I’d say, “Surprise me.”


Q:

What is the strangest thing in your closet?


A:

I have a shirt that I found in my mother’s basement when she was still alive that belonged to I’m not sure who. It’s a designer short-sleeve shirt. It’s midnight sky blue, and it has these stars—each line is a little [star], some are very bright, and they’re very small. And then the next line is smaller and less bright, less bright, less bright… It’s not a convincing replication of the sky, but it has a certain kind of magical thing to it.


Q:

What surprises you about your life right now?


A:

Well, I’m here. I don’t know if that surprises me, but it’s a good thing. My wife, [Henriëtte Brouwers], is a Dutch person, although she’s now an American as well, but I guess that’s surprising. We go to the Netherlands once or twice a year, although we haven’t been there for a while. I had never been anywhere except for the U.S. and Canada until I was like 40 years old.


Q:

When in your life have you experienced the most culture shock?


A:

I did a large project in Kentucky, and it went on for a very long time. A bunch of artists were invited to do a project with Appalshop, which is an original art center in Eastern Kentucky in the coal fields.
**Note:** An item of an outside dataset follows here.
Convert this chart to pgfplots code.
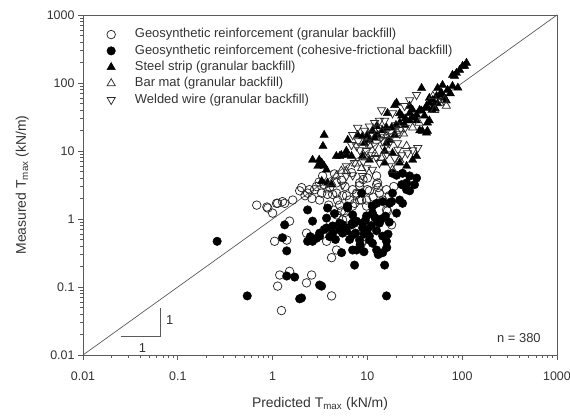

It started in the ’60s; it’s a bunch of artists who wanted to represent Eastern Kentucky from the point of view of Eastern Kentucky. I proposed a number of projects, and eventually I found one that people went for.

The project was to recreate Robert Kennedy’s field hearings that he did around poverty in Appalachia in 1968. I decided to do that because people are not interested in ignoramuses like myself coming there with no knowledge of Eastern Kentucky and claiming to represent it in something. My motto was “recreate everything, create nothing.” It got to be a huge project—hundreds of people were involved, including a Kennedy who had a Kentucky accent rather than a Boston accent.

I was spending half my time there, half my time here. Meanwhile, Henriëtte was trying to get her green card, and we had an immigration lawyer in Brentwood. We flew in from Eastern Kentucky and the next day we went to his office in Brentwood. And people looked really weird. It was quite a culture shock—there was just too much Botox. I was really freaked out.


Q:

Do you have any favorite tools to use for community organizing or large-scale projects like that?


A:

Oftentimes we start with the title, and then we have to grow into it. Skid Row History Museum and Archive is a good example of that. You just make it up and then make it happen.